To create my stories, I combine archival material with the photographs I produce. I respect archives and materials from the past, which makes it sometimes hard to appropriate and give them a new context and meaning. I often question if my pictures are even necessary. For this reason, I try to let the archive speak by cropping images to strengthen some points or to direct the gaze of the viewer. It is like a puzzle, where new and old pieces interact, and from this interaction a new story is told. I use archive materials to support the work of storytelling and integrate past stories in the present. For every story I want to tell, I take a look at the past in order to understand it. I would say that my background as a historian plays a great influence on how I approach photography.



© Martina Zaninelli, Are there trees back in Berlin, 2016-2018.



© Martina Zaninelli, Are there trees back in Berlin, 2016-2018.




ON THE LAST 10 YEARS...

I shifted from a personal and introspective use of photography and archival materials in the project “Are there trees back in Berlin?”, to a more analytic and storytelling practice. I am constantly asking myself why I am doing a project, who could be interested in it, and how to bring it to a larger public. It is a try-and-error game, which I am exploring within my latest project “Brotherland”. I'm exhibiting the project in foto festivals, but when we got invited to exhibit in cities of former GDR (German Democratic Republic known as East Germany), where neonazis attacks happened in the 1990’s, Thomas and I refused to exhibit the work in closed spaces.
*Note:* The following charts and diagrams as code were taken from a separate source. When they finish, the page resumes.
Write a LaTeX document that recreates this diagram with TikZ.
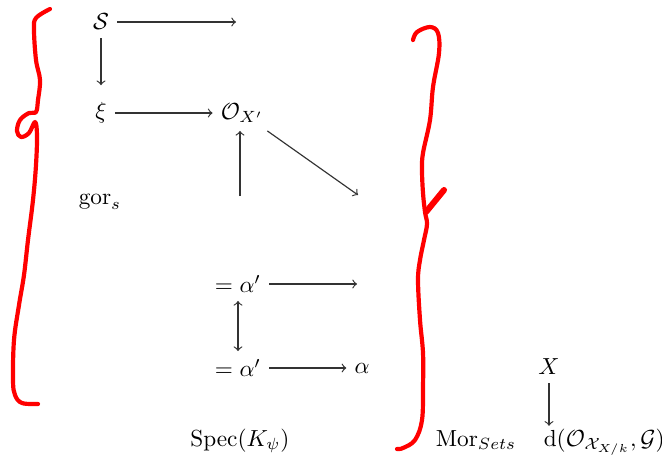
\documentclass[tikz,border=0pt]{standalone}
\usepackage{amsmath}
\usetikzlibrary{positioning}
\begin{document}
\begin{tikzpicture}[x=0.43pt,y=-0.43pt,
  map/.style={->,line width=0.5pt,black!80},
  brace/.style={red,line width=1.8pt,line cap=round,line join=round}]
\useasboundingbox (0,0) rectangle (662,472);

\node (S) at (101,22) {\(\mathcal{S}\)};
\node (xi) at (101,113) {\(\xi\)};
\node (O) at (242,113) {\(\mathcal{O}_{X'}\)};
\node (gor) at (100,202) {\(\mathrm{gor}_s\)};
\node (a1) at (238,284) {\(=\alpha'\)};
\node (a2) at (238,368) {\(=\alpha'\)};
\node (al) at (362,368) {\(\alpha\)};
\node[anchor=base] (spec) at (240,446) {\(\mathrm{Spec}(K_\psi)\)};
\node[anchor=base] (mor) at (476,446) {\(\mathrm{Mor}_{Sets}\)};
\node (X) at (549,367) {\(X\)};
\node[anchor=base west,inner sep=1pt] (d) at (541,446) {\(\mathrm{d}(\mathcal{O}_{\mathcal{X}_{X/k}},\mathcal{G})\)};

\coordinate (sE) at (236,22);
\coordinate (oU) at (240,196);
\coordinate (dE) at (358,195);
\coordinate (aE) at (357,284);

\draw[map] (S) -- (sE);
\draw[map,shorten >=4pt] (S) -- (xi);
\draw[map] (xi) -- (O);
\draw[map] (oU) -- (oU |- O.south);
\draw[map] (O) -- (dE);
\draw[map] (a1) -- (aE);
\draw[<->,line width=0.5pt,black!80] (a1) -- (a2);
\draw[map] (a2) -- (al);
\draw[map] (X) -- (X |- d.north);

% red brackets
\draw[brace] plot[smooth,tension=0.6] coordinates {(50,9) (36,18) (34,30) (36,60) (40,80) (38,100) (36,112)
  (29,113) (20,120) (17,131) (21,137) (29,133) (35,122) (37,135) (36,165) (33,200) (28,240) (24,275)
  (19,305) (14,340) (13,380) (15,395) (22,403) (38,404)};
\draw[brace] plot[smooth,tension=0.6] coordinates {(413,40) (417,32) (430,27) (438,33) (439,53) (433,87)
  (430,120) (423,153) (422,170) (423,193) (425,212) (427,224) (424,240) (420,260) (418,280) (420,320)
  (423,353) (423,387) (422,420) (415,440) (403,448) (397,449)};
\draw[brace,line width=2.6pt] (426,212) -- (444,190);
\end{tikzpicture}
\end{document}
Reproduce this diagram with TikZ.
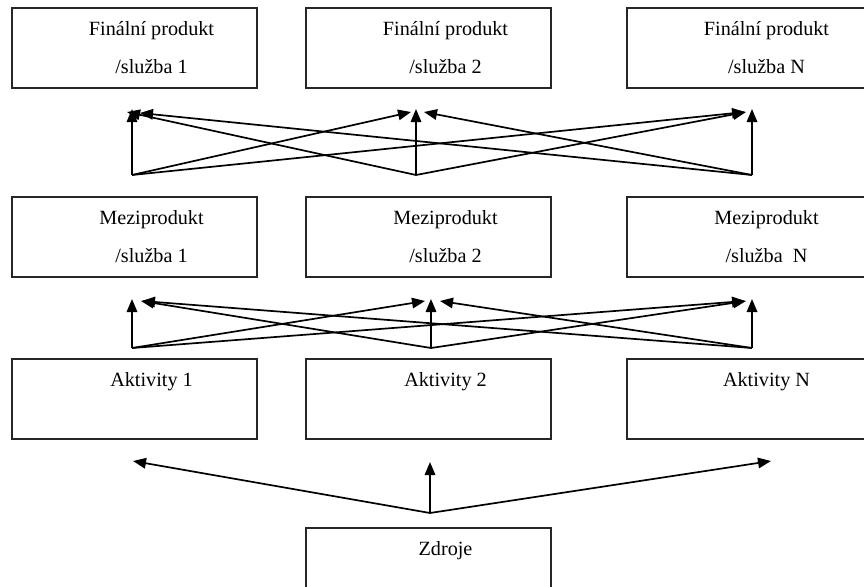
\documentclass[tikz,border=0pt]{standalone}
\usepackage{fontspec}
\setmainfont{Liberation Serif}
\usetikzlibrary{arrows.meta}
\begin{document}
\begin{tikzpicture}[x=1pt,y=-1pt,
  blok/.style={draw=black!85,line width=1.9pt,minimum width=245pt,minimum height=80pt,inner sep=0pt},
  popis/.style={align=center,inner sep=0pt,font=\fontsize{20.2}{38}\selectfont},
  sipka/.style={line width=1.7pt,-{Triangle[length=13pt,width=10.5pt]}}]
\useasboundingbox (0,0) rectangle (864,586);
\fill[white] (0,0) rectangle (864,586);

% boxes
\node[blok] (f1) at (134.5,48) {};
\node[blok] (f2) at (428.5,48) {};
\node[blok] (f3) at (749.5,48) {};
\node[blok] (m1) at (134.5,237) {};
\node[blok] (m2) at (428.5,237) {};
\node[blok] (m3) at (749.5,237) {};
\node[blok] (a1) at (134.5,399) {};
\node[blok] (a2) at (428.5,399) {};
\node[blok] (a3) at (749.5,399) {};
\node[blok] (z)  at (428.5,568) {};

% box texts
\node[popis,xshift=17pt,yshift=1pt] (tf1) at (f1) {\strut Finální produkt\\\strut/služba 1};
\node[popis,xshift=17pt,yshift=1pt] (tf2) at (f2) {\strut Finální produkt\\\strut/služba 2};
\node[popis,xshift=17pt,yshift=1pt] (tf3) at (f3) {\strut Finální produkt\\\strut/služba N};
\node[popis,xshift=17pt,yshift=1pt] (tm1) at (m1) {\strut Meziprodukt\\\strut/služba 1};
\node[popis,xshift=17pt,yshift=1pt] (tm2) at (m2) {\strut Meziprodukt\\\strut/služba 2};
\node[popis,xshift=17pt,yshift=1pt] (tm3) at (m3) {\strut Meziprodukt\\\strut/služba\ \ N};
\node[popis,xshift=17pt,yshift=1pt] (ta1) at (a1) {\strut Aktivity 1\\\strut};
\node[popis,xshift=17pt,yshift=1pt] (ta2) at (a2) {\strut Aktivity 2\\\strut};
\node[popis,xshift=17pt,yshift=1pt] (ta3) at (a3) {\strut Aktivity N\\\strut};
\node[popis,xshift=17pt,yshift=1pt] (tz)  at (z)  {\strut Zdroje\\\strut};

% upper arrow layer: intermediate -> final
\coordinate (u1) at (132,175);
\coordinate (u2) at (416,175);
\coordinate (u3) at (752,175);
\coordinate (v1) at (132,109);
\coordinate (v2) at (416,109);
\coordinate (v3) at (752,109);
\coordinate (v1b) at (127,112);
\coordinate (v1c) at (140,113);
\coordinate (v2a) at (411,112);
\coordinate (v2c) at (424,112);
\coordinate (v3a) at (745,112);
\coordinate (v3b) at (746,112);
\draw[sipka] (u1) -- (v1);
\draw[sipka] (u2) -- (v2);
\draw[sipka] (u3) -- (v3);
\draw[sipka] (u2) -- (v1b);
\draw[sipka] (u3) -- (v1c);
\draw[sipka] (u1) -- (v2a);
\draw[sipka] (u3) -- (v2c);
\draw[sipka] (u1) -- (v3a);
\draw[sipka] (u2) -- (v3b);

% middle arrow layer: activities -> intermediate
\coordinate (p1) at (132,348);
\coordinate (p2) at (431,348);
\coordinate (p3) at (752,348);
\coordinate (q1) at (132,299);
\coordinate (q2) at (431,299);
\coordinate (q3) at (752,299);
\coordinate (q1b) at (141,301);
\coordinate (q1c) at (142,301);
\coordinate (q2a) at (425,301);
\coordinate (q2c) at (440,301);
\coordinate (q3a) at (745,301);
\coordinate (q3b) at (746,301);
\draw[sipka] (p1) -- (q1);
\draw[sipka] (p2) -- (q2);
\draw[sipka] (p3) -- (q3);
\draw[sipka] (p2) -- (q1b);
\draw[sipka] (p3) -- (q1c);
\draw[sipka] (p1) -- (q2a);
\draw[sipka] (p3) -- (q2c);
\draw[sipka] (p1) -- (q3a);
\draw[sipka] (p2) -- (q3b);

% lower arrow layer: resources -> activities
\coordinate (r0) at (430,513);
\coordinate (r1) at (133,461);
\coordinate (r2) at (430,462);
\coordinate (r3) at (771,461);
\draw[sipka] (r0) -- (r1);
\draw[sipka] (r0) -- (r2);
\draw[sipka] (r0) -- (r3);
\end{tikzpicture}
\end{document}
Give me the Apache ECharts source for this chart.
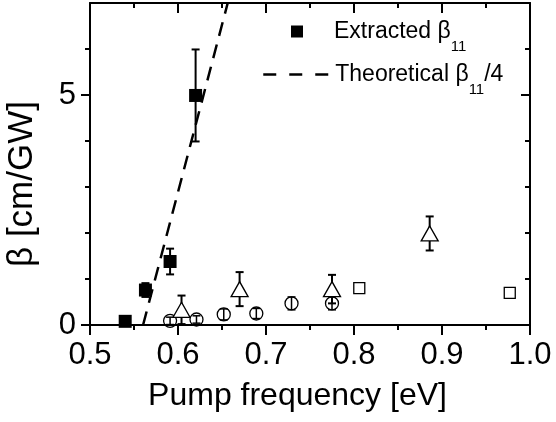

Instead, we decided to print posters and paste them on walls to face the ones that continue to ignore this part of Germany’s history.



© Martina Zaninelli and Thomas Jacobs, Brotheland, 2021-ongoing.


© Martina Zaninelli and Thomas Jacobs, Brotheland, 2021-ongoing. Courtesy of Detlev Kennerth.




ON ARCHIVE FEVER...

Although I have Derrida’s book, I never really read more than 5 pages as I find it difficult to understand so I’m not sure if I suffer from ‘archive fever’ or not. I consider myself a materialist.



ON DISCOVERIES IN THE ARCHIVE...

During a workshop I visited an archive in Kuldiga, a small village one hour away from Riga. I found a folder named “communists in the underground”. There was a picture of a man taking out a gun and an encrypted alphabet from a door frame. It was nothing special, but I was struck by it. The picture was taken in the 60’s, but the gun was hidden in the 20's. What happened in these 40 years? I wanted to discover more about the people hiding the gun, this small village with communists in the underground, the largest waterfall of Europe, and the 'flying fishes' (aka salmons). And for the first time, I wanted to bring multiple stories altogether and narrate these different aspects of a place. This is just because I found this one picture and my previous idea suddenly seemed boring. I began to look at photography differently, maybe I discovered the real potential to speak through images. I don't exactly know what happened, but this one picture changed almost everything for me and my practice.


© Martina Zaninelli, Critique of Political Economy, 2019.